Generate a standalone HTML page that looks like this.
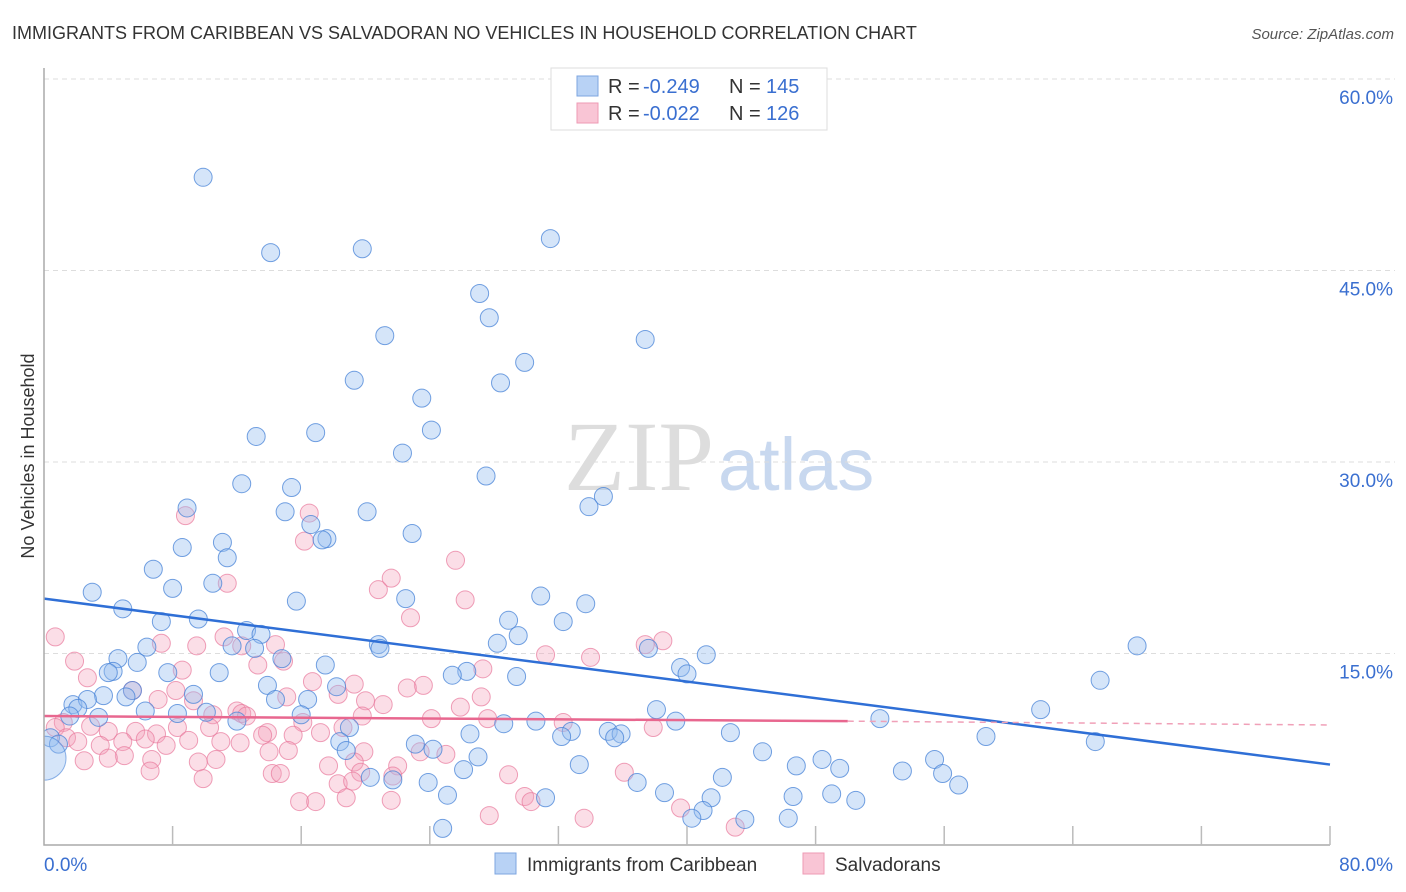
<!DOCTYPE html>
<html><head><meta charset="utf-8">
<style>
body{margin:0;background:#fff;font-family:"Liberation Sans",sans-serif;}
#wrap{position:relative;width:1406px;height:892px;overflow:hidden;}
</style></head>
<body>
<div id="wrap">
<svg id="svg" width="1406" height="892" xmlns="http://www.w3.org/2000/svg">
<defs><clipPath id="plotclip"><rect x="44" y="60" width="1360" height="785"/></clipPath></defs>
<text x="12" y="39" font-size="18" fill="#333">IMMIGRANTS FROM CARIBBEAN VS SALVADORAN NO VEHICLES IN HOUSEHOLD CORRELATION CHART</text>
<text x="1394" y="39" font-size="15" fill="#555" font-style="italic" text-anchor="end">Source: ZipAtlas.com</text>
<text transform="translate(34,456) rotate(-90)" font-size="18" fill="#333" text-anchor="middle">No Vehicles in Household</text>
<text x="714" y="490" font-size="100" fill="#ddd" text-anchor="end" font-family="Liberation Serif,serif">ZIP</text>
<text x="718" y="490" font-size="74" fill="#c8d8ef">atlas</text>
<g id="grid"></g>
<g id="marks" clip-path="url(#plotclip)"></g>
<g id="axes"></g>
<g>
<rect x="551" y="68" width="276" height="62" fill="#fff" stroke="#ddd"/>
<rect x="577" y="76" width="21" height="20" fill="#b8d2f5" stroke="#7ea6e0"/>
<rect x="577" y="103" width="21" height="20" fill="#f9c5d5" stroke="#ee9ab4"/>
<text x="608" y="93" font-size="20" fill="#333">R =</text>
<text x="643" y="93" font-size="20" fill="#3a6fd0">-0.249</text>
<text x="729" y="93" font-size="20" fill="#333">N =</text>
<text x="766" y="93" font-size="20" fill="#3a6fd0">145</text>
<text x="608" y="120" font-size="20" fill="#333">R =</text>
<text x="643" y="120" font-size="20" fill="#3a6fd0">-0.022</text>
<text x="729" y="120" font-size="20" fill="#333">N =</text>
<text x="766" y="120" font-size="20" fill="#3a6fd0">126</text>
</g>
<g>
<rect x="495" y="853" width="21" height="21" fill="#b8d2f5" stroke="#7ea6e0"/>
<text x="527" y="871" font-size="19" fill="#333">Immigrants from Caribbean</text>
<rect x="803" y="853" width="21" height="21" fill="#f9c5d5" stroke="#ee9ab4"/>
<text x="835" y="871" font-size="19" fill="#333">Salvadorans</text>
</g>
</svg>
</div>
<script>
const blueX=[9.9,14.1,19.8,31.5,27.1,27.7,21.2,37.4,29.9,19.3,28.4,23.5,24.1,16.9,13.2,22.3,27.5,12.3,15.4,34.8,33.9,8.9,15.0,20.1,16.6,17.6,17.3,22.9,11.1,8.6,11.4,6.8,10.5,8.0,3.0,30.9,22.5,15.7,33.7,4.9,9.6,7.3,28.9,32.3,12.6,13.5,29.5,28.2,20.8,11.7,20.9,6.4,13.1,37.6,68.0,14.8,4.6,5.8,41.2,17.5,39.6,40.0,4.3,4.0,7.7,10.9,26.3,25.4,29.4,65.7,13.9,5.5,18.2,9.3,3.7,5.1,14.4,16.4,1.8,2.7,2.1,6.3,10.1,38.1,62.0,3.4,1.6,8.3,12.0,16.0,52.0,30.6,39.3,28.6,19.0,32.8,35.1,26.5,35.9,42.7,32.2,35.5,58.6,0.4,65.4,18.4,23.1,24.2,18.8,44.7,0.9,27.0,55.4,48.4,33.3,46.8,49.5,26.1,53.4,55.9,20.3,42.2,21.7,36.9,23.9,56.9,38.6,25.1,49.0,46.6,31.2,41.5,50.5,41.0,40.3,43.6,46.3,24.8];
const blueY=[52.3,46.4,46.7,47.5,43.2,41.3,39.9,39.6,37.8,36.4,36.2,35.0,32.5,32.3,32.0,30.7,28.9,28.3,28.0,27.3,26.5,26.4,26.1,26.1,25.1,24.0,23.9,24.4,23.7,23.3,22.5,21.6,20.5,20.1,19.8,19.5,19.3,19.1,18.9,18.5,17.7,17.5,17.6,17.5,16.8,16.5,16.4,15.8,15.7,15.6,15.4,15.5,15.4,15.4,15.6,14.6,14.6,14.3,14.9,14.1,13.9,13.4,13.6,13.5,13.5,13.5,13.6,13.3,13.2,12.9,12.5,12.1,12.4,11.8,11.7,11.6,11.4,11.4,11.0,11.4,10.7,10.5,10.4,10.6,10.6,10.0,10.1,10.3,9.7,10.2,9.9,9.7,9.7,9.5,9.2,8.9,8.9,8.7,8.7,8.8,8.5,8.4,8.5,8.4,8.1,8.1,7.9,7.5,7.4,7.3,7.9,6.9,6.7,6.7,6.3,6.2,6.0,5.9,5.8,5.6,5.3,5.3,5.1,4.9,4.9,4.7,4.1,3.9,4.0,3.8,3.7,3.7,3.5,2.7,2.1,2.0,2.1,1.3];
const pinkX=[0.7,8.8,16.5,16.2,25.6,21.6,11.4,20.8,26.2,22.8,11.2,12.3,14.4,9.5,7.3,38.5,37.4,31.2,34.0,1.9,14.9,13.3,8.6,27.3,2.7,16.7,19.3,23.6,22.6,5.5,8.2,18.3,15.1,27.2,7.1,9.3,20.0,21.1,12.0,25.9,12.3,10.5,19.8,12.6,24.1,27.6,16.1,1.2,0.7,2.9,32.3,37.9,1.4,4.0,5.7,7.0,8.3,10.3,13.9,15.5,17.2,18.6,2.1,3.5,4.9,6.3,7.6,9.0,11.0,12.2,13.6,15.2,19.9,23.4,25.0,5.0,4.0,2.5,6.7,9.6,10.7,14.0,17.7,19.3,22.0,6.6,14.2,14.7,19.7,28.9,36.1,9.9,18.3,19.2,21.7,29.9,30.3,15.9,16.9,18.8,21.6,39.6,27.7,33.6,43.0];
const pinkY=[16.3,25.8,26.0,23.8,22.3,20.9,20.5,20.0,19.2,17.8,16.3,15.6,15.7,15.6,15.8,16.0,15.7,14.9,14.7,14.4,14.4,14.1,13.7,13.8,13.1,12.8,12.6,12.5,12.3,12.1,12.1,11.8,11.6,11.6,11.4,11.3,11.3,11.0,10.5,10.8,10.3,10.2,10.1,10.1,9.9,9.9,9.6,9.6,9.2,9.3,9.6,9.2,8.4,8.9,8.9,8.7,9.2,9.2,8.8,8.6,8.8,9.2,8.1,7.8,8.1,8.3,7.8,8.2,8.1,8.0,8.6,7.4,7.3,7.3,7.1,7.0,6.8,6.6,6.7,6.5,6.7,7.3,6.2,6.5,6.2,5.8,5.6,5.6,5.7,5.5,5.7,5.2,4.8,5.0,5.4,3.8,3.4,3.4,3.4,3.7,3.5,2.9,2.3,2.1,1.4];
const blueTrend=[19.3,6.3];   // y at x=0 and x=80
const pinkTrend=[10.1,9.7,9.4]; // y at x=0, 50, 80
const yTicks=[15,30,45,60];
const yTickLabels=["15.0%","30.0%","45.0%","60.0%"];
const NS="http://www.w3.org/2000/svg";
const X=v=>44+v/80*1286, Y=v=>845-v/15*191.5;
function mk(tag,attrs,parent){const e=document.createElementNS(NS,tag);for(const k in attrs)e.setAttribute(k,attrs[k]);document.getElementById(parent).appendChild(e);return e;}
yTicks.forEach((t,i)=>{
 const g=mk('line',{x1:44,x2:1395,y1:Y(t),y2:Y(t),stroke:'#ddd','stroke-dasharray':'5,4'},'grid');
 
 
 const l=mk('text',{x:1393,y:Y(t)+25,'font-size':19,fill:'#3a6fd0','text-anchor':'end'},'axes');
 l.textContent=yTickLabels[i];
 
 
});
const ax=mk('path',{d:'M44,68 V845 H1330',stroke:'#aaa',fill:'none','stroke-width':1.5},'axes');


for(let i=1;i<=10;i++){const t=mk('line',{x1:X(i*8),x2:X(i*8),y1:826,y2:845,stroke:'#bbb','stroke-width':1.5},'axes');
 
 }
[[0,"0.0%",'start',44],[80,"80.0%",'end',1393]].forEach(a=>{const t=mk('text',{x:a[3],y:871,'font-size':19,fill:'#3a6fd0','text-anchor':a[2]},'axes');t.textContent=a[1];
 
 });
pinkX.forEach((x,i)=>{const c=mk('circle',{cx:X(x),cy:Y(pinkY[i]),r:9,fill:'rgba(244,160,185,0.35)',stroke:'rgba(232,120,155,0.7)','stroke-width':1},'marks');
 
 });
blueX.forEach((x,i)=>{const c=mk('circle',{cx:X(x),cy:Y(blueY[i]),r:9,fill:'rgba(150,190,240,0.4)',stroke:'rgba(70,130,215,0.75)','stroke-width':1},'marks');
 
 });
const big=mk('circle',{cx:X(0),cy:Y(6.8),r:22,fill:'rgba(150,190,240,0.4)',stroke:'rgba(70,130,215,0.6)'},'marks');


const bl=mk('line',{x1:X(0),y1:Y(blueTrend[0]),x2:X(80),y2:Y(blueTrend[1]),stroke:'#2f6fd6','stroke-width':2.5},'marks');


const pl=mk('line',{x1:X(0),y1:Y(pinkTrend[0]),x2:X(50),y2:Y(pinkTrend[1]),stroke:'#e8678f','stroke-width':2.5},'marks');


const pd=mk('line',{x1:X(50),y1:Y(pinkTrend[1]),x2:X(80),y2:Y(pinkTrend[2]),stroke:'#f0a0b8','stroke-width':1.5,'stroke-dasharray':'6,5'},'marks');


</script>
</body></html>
______
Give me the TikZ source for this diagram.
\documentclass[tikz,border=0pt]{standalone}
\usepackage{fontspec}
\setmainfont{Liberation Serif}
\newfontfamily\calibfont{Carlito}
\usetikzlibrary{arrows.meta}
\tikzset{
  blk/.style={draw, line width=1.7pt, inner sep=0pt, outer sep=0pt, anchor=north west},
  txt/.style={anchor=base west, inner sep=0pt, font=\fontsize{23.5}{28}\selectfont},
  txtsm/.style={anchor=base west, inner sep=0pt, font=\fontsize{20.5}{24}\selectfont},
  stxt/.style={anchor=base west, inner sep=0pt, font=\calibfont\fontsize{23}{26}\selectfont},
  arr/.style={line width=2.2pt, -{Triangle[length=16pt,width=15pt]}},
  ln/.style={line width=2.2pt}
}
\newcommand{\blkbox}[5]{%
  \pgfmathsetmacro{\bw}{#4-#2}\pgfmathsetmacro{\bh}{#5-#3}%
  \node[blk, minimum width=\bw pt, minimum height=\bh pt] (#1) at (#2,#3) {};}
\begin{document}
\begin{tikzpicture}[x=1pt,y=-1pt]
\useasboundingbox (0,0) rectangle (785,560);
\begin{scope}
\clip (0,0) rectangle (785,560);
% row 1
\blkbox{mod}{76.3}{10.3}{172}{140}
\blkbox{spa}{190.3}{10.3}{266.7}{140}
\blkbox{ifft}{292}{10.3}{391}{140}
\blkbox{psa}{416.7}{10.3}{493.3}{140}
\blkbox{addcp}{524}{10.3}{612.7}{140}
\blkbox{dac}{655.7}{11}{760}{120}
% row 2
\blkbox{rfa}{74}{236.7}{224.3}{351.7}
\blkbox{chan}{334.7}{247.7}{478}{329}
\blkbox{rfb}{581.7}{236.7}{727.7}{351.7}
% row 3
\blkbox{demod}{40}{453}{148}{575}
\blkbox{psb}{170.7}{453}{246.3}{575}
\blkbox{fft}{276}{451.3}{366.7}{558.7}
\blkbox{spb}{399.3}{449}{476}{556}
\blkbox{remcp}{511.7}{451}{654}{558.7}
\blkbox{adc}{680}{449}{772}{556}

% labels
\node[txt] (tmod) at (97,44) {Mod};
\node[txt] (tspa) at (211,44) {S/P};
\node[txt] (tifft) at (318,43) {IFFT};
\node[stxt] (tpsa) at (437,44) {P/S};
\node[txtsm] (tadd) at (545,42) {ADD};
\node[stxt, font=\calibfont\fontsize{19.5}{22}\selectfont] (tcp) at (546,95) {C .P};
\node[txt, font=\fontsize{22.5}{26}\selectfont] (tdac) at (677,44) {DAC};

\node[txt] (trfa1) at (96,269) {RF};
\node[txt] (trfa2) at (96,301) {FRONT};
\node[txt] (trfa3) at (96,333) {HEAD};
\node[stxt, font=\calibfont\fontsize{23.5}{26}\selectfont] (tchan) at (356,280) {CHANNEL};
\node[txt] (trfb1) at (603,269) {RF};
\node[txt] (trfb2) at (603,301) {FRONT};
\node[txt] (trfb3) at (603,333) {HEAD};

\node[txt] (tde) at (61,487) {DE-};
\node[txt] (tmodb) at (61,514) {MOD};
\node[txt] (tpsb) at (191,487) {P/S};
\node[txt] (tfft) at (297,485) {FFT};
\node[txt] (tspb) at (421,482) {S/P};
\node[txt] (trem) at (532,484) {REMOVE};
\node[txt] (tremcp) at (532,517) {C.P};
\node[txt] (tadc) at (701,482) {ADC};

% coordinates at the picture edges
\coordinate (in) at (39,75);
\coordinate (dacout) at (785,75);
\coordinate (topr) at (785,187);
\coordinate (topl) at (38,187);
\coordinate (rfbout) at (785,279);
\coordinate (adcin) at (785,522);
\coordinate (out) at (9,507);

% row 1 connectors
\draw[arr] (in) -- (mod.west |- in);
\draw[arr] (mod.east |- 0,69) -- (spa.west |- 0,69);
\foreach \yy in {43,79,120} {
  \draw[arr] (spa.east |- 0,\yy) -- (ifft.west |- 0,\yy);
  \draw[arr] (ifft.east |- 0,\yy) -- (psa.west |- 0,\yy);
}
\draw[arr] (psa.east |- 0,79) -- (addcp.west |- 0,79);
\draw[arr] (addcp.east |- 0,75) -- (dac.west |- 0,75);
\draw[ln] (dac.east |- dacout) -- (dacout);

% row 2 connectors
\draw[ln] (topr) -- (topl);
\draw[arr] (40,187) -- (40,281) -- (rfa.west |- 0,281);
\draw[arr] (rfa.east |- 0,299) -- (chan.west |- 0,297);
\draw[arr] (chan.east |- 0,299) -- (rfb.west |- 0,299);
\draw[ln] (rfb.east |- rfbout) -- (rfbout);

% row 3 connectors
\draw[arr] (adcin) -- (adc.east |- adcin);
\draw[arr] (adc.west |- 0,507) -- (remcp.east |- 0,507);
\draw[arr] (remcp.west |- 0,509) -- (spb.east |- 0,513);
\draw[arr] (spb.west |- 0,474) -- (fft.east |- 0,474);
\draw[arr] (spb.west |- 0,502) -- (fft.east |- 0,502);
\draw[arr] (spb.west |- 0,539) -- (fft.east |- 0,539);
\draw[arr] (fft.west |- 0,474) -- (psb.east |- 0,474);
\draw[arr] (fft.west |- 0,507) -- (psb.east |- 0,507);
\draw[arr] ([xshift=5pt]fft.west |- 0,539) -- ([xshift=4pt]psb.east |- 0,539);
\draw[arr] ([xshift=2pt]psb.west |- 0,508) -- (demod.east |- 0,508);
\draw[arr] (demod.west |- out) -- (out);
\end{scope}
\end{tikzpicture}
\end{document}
______
• Brief
Report each line in the data that holds the word "this".

• Reply
Generate a standalone HTML page that looks like this.
Give me the TikZ source for this diagram.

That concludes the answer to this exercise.